Konuşmasına flörtü tahlil ederek devam eden Yılmazçoban; “Nasıl ki namazın 12 şartı vardır ve namaz kılanlar bu 12 şarta yerine getirmek zorundadırlar. Yoksa namazları olmaz. Flört yapanlar da onun kanunlarına tabi olurlar. Flörtün doğasında 3 aşama vardır. Bunlar arkadaşlık, sevgililik ve cinsel ilişki aşamalarıdır” demiştir.
“Flörtte taraflar, beğenilmek arzusu içinde bulunduklarından hep iyi ve güzel yanlarını birbirlerine gösterirler. Evlenme kararını ise adına sevgi veya aşk denilen hissi olarak verilir. Bu evliliğe flört evliliği denir. Aradan biraz zaman (cicim ayları) geçince her iki taraf da normal yaşayışına dönerler. Bu esnada her iki taraf da karşındakinin hatalarının ve kusurlarını görürler.

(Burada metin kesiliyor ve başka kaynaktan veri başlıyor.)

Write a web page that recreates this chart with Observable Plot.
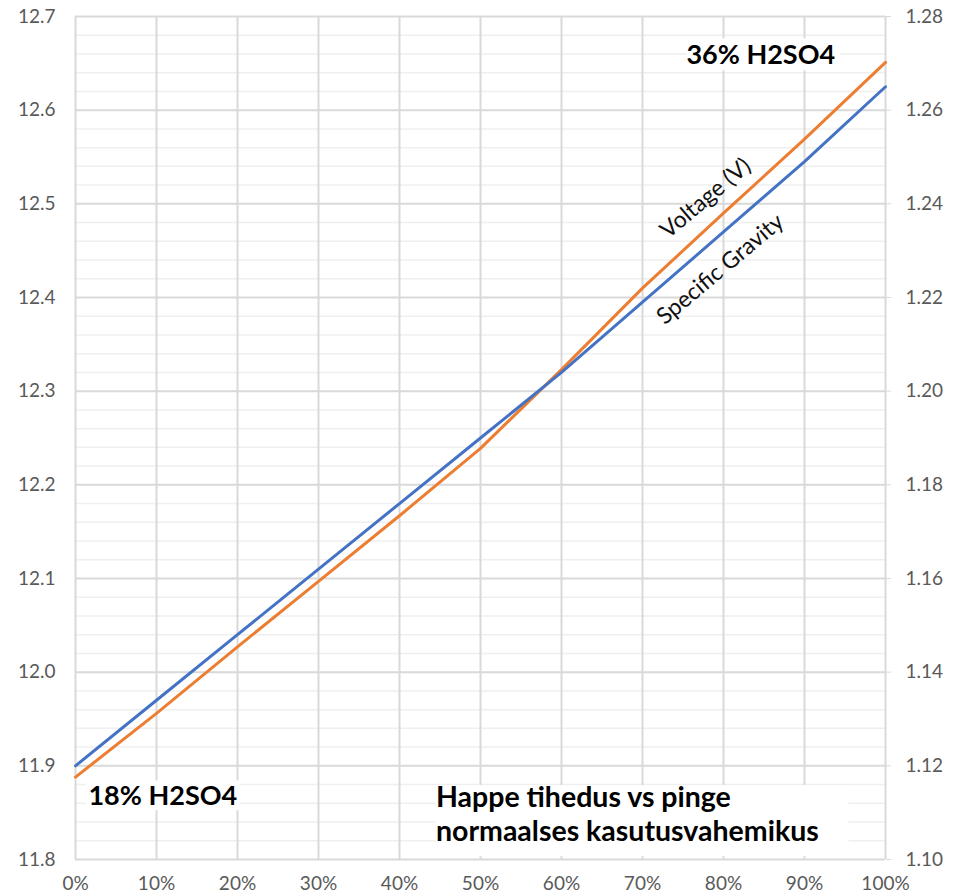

Bu tespitler, yuvayı önce zihinlerde sonra da fiilen yıkar.
“Flörtün kaynağı özellikle üniversitelerdir” diye sözlerine devam eden Yılmazçoban, “Ülkemizin hemen her ilinde ve ilçesinde üniversite veya fakülte kurulmuştur. İnsanımız, üniversitelerin bu kadar yaygınlaşması ile ilmen ilerlediğimizi zannetmektedir. Hâlbuki flört hastalığını bütün il ve ilçelerde yaşayanlara da bulaştıran bir manevi mikrop yuvasıdır, üniversiteler” demiştir.
Soru ve cevapların yer aldığı bölümde dinleyiciler; “Bir yazarımız, Bir ülkede batakhaneler (gazinolar, pavyonlar ve genelevler) açık olduğu sürece o toplumun bütün genç kız ve gelinleri, buralara sermaye olmaya namzettir. Zira bu batakhaneler, sermayelerini o toplumdan alırlar” der. Siz bu konuda ne söylersiniz deyince, Yılmazçoban;
“Bu doğru bir tespittir. Flört diye yola çıkan kızlarımızın bir kısmı maalesef sonunda buralara düşürülmektedir. Bu sayı o kadar çoktur ki belki binlerce kızımız ve gelinimiz baskı altında oralarda bir ömür çalışmaya mecbur tutulmaktadır. Hatırlarsınız AP iktidarı döneminde vergi rekortmenleri ilan edilirdi. O dönem iki yıl üst üste toplumun tanımadığı bir kadın, Koç’ları, Sabancıları sollayarak vergi rekortmeni olmuştu. Bu kadının adı Matild Manukyandı ve yaptığı iş de Genelevler patroniçeliği idi. Şimdi bu Ermeni kadın ölmüş fakat yerini oğlu alarak, bu çalışmaları aynen devam ettirmektedir.”
Konferansın sonunda Genel Başkan Nevzat Laleli konferansı veren Yard. Doç. Dr. Yılmazçoban’a teşekkür ederek, bu günün hatırası bir plaket takdim etmiş ve “Şimdi artık insanımızın ve ülkemizin sorunlarını çözmeye and içen, bir Milli Gençlik geliyor” demiştir.